There’s a tendency in fly fishing to try to decide.
- Which river is better?
- Which experience matters more?
- Where should you spend your time?
In trout fishing in the UK, that often becomes a quiet comparison between the wild character of, say, the River Eden and the precision of the Hampshire chalkstreams.
But is that the right way to look at it? Perhaps not.
This isn’t a question of better. It’s a question of what you want to learn, how you want to fish and develop as a fly angler.
Two Very Different Demands

On the Eden, very little is fixed.
- Water levels shift
- Fish hold in different lies day to day
- You cover water, adjust constantly, and make decisions quickly
It rewards instinct, adaptability, and watercraft. All very useful skills to have in your fly fishing bow.
On the chalkstreams, everything slows down.

- The water is clear
- The fish are visible
- And every movement matters
It rewards patience, precision, and restraint.
Two Mindsets

To put it simply:
- The Eden teaches you how to read water
- The chalkstreams teach you how to read fish
One is dynamic.

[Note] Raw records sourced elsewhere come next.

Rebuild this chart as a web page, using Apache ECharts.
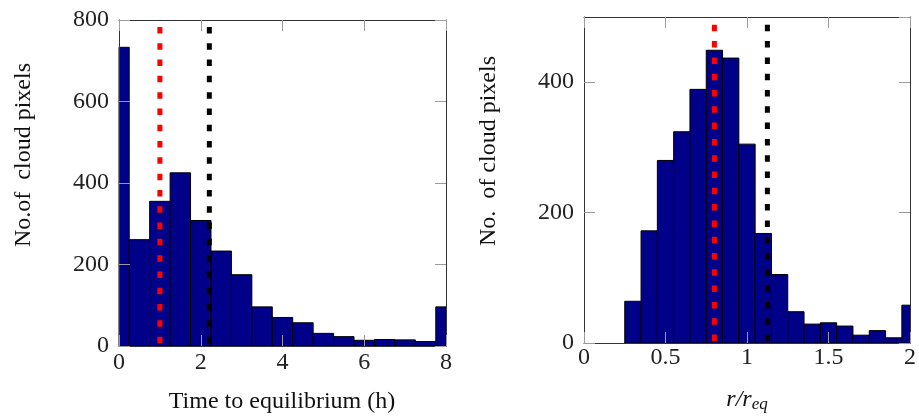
<!DOCTYPE html>
<html>
<head>
<meta charset="utf-8">
<script src="https://cdn.jsdelivr.net/npm/echarts@6/dist/echarts.min.js"></script>
<style>
html,body{margin:0;padding:0;background:#fff;}
#chart{width:919px;height:417px;}
</style>
</head>
<body>
<div id="chart"></div>
<script>
// ---- data ----
const leftBinCenters = [0, 0.5, 1, 1.5, 2, 2.5, 3, 3.5, 4, 4.5, 5, 5.5, 6, 6.5, 7, 7.5, 8];
const leftCounts = [733, 261, 355, 425, 308, 233, 175, 96, 70, 57, 31, 23, 14, 16, 15, 11, 96];
const leftBinWidth = 0.5;
const leftRedLine = 1.0;
const leftBlackLine = 2.21;
const leftLineTop = 783;
const leftXTicks = [0, 2, 4, 6, 8];
const leftYTicks = [0, 200, 400, 600, 800];

const rightBinCenters = [0.3, 0.4, 0.5, 0.6, 0.7, 0.8, 0.9, 1.0, 1.1, 1.2, 1.3, 1.4, 1.5, 1.6, 1.7, 1.8, 1.9, 2.0];
const rightCounts = [64, 172, 280, 324, 389, 449, 437, 305, 168, 105, 48, 29, 31, 26, 12, 19, 8, 58];
const rightBinWidth = 0.1;
const rightRedLine = 0.8;
const rightBlackLine = 1.125;
const rightLineTop = 488;
const rightXTicks = [0, 0.5, 1, 1.5, 2];
const rightYTicks = [0, 200, 400];

const leftXLabel = 'Time to equilibrium (h)';
const leftYLabel = 'No.of  cloud pixels';
const rightYLabel = 'No.  of cloud pixels';

// ---- styles ----
const FONT = '"Liberation Serif", "Times New Roman", serif';
const BAR_COLOR = '#000088';
const FRAME = '#333333';
const TICK = '#9a9a9a';

function histData(centers, counts, w) {
  return centers.map((c, i) => [c, counts[i], w]);
}

function renderBar(params, api) {
  const c = api.value(0), v = api.value(1), hw = api.value(2) / 2;
  const cs = params.coordSys;
  const pTop = api.coord([c - hw, v]);
  const pBot = api.coord([c + hw, 0]);
  let x0 = Math.max(pTop[0], cs.x);
  let x1 = Math.min(pBot[0], cs.x + cs.width);
  return {
    type: 'rect',
    shape: { x: x0, y: pTop[1], width: x1 - x0, height: pBot[1] - pTop[1] },
    style: { fill: BAR_COLOR, stroke: '#000', lineWidth: 1 }
  };
}

function mainX(gi, min, max, interval, margin) {
  return {
    type: 'value', gridIndex: gi, min: min, max: max, interval: interval, position: 'bottom', z: 3,
    axisLine: { show: true, onZero: false, lineStyle: { color: FRAME, width: 1 } },
    axisTick: { show: true, inside: true, length: 11, lineStyle: { color: TICK, width: 1 } },
    axisLabel: { show: true, margin: margin, color: '#222', fontFamily: FONT, fontSize: 24,
      formatter: v => String(v) },
    splitLine: { show: false }
  };
}
function topX(gi, min, max, interval) {
  return {
    type: 'value', gridIndex: gi, min: min, max: max, interval: interval, position: 'top', z: 3,
    axisLine: { show: true, onZero: false, lineStyle: { color: FRAME, width: 1 } },
    axisTick: { show: true, inside: true, length: 11, lineStyle: { color: TICK, width: 1 } },
    axisLabel: { show: false }, splitLine: { show: false }
  };
}
function mainY(gi, min, max, interval) {
  return {
    type: 'value', gridIndex: gi, min: min, max: max, interval: interval, position: 'left', z: 3,
    axisLine: { show: true, onZero: false, lineStyle: { color: FRAME, width: 1 } },
    axisTick: { show: true, inside: true, length: 11, lineStyle: { color: TICK, width: 1 } },
    axisLabel: { show: true, margin: 10, color: '#222', fontFamily: FONT, fontSize: 24, showMaxLabel: max % interval === 0 },
    splitLine: { show: false }
  };
}
function rightY(gi, min, max, interval) {
  return {
    type: 'value', gridIndex: gi, min: min, max: max, interval: interval, position: 'right', z: 3,
    axisLine: { show: true, onZero: false, lineStyle: { color: FRAME, width: 1 } },
    axisTick: { show: true, inside: true, length: 11, lineStyle: { color: TICK, width: 1 } },
    axisLabel: { show: false }, splitLine: { show: false }
  };
}

function vline(xi, yi, xv, top, color) {
  return {
    type: 'line', xAxisIndex: xi, yAxisIndex: yi, z: 5, symbol: 'none', silent: true,
    data: [[xv, top], [xv, 0]],
    lineStyle: { color: color, width: 5, type: [6.5, 9.8], cap: 'butt' }
  };
}

const chart = echarts.init(document.getElementById('chart'), null, { renderer: 'canvas' });
chart.setOption({
  animation: false,
  backgroundColor: '#fff',
  grid: [
    { left: 119, top: 20, width: 327, height: 326 },
    { left: 584, top: 17, width: 326, height: 326 }
  ],
  xAxis: [
    mainX(0, 0, 8, 2, 5),
    topX(0, 0, 8, 2),
    mainX(1, 0, 2, 0.5, 3),
    topX(1, 0, 2, 0.5)
  ],
  yAxis: [
    mainY(0, 0, 800, 200),
    rightY(0, 0, 800, 200),
    mainY(1, 0, 500, 200),
    rightY(1, 0, 500, 200)
  ],
  series: [
    { type: 'custom', xAxisIndex: 0, yAxisIndex: 0, z: 2, renderItem: renderBar,
      data: histData(leftBinCenters, leftCounts, leftBinWidth), encode: { x: 0, y: 1 } },
    { type: 'custom', xAxisIndex: 2, yAxisIndex: 2, z: 2, renderItem: renderBar,
      data: histData(rightBinCenters, rightCounts, rightBinWidth), encode: { x: 0, y: 1 } },
    vline(0, 0, leftRedLine, leftLineTop, '#ff0000'),
    vline(0, 0, leftBlackLine, leftLineTop, '#000000'),
    vline(2, 2, rightRedLine, rightLineTop, '#ff0000'),
    vline(2, 2, rightBlackLine, rightLineTop, '#000000')
  ],
  graphic: [
    { type: 'text', x: 282, y: 402, style: { text: leftXLabel, font: '24px ' + FONT, fill: '#111', align: 'center', verticalAlign: 'middle' } },
    { type: 'text', x: 747, y: 400, style: {
        text: '{i|r/r}{s|eq}', align: 'center', verticalAlign: 'middle',
        rich: {
          i: { fontFamily: FONT, fontSize: 24, fontStyle: 'italic', fill: '#111' },
          s: { fontFamily: FONT, fontSize: 17, fontStyle: 'italic', fill: '#111', padding: [10, 0, 0, 0] }
        } } },
    { type: 'text', x: 24, y: 155, rotation: Math.PI / 2, style: { text: leftYLabel, font: '24px ' + FONT, fill: '#111', align: 'center', verticalAlign: 'middle' } },
    { type: 'text', x: 489, y: 151, rotation: Math.PI / 2, style: { text: rightYLabel, font: '24px ' + FONT, fill: '#111', align: 'center', verticalAlign: 'middle' } }
  ]
});
</script>
</body>
</html>
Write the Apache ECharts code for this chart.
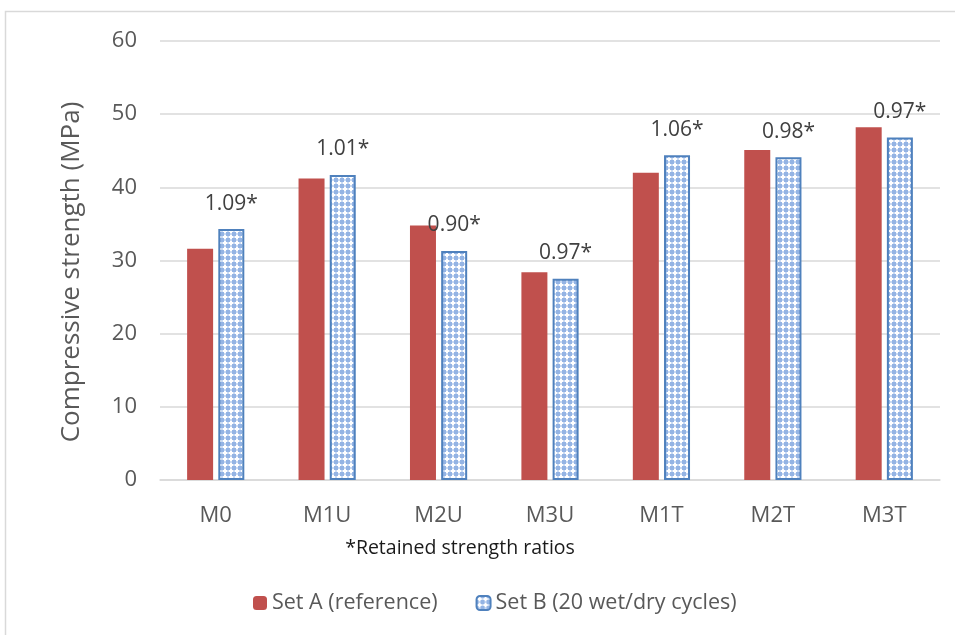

The other is deliberate.
Both are technical, but in completely different ways.
Where Most Anglers Go Wrong

Many fly anglers gravitate toward what feels more comfortable.
They often either:
- Prefer movement, covering water, staying active
- Or prefer control, targeting individual fish
And then they stay there, which often limits progression.
The skills won’t fully transfer until you’ve experienced both ends of that spectrum.
Why It Might Not Be Either/Or

The fly anglers who improve the most and fish the best tend to do something different.
They don’t choose one. They expose themselves to both.
Time on rivers like the Eden sharpens instinct:
- Where fish should be
- How to adjust quickly
- How to stay effective when conditions change
Time on chalk streams sharpens discipline:
- How to approach carefully
- How to execute properly
- How to slow everything down
And somewhere between the two, things start to click. You’ll start using chalkstream skills on rivers like the Eden and vice versa.
The Role of Guidance

Both environments can be difficult in their own way.
On rivers like the Eden, it’s easy to fish a lot of water… and miss the best parts of it.
On chalkstreams, it’s easy to see fish… and struggle to catch them. Or move too fast and spook them.
This is often where a guided approach changes things, not by making it easier, but by making it clearer.
A More Useful Question

Instead of asking: “Where should I fish?”
It’s often better to ask: “What do I want to get better at?”
- Decision-making?
- Reading the water?
- Fish behaviour?
- Presentation?
- Fishing under pressure?
That answer tends to point you in the right direction.
Or Simply… Both

For many fly anglers, the best answer isn’t choosing one over the other.
It’s structuring time, so you experience both properly.
- A few days of movement and adaptation
- A few days of precision and control
Not more fishing. Better fishing.
If you only have limited time on the water each year, how you use it matters.
And the difference often isn’t the river itself, but how well your experience is matched to what you’re trying to do.
That’s where thoughtful planning and the right kind of guidance make all the difference.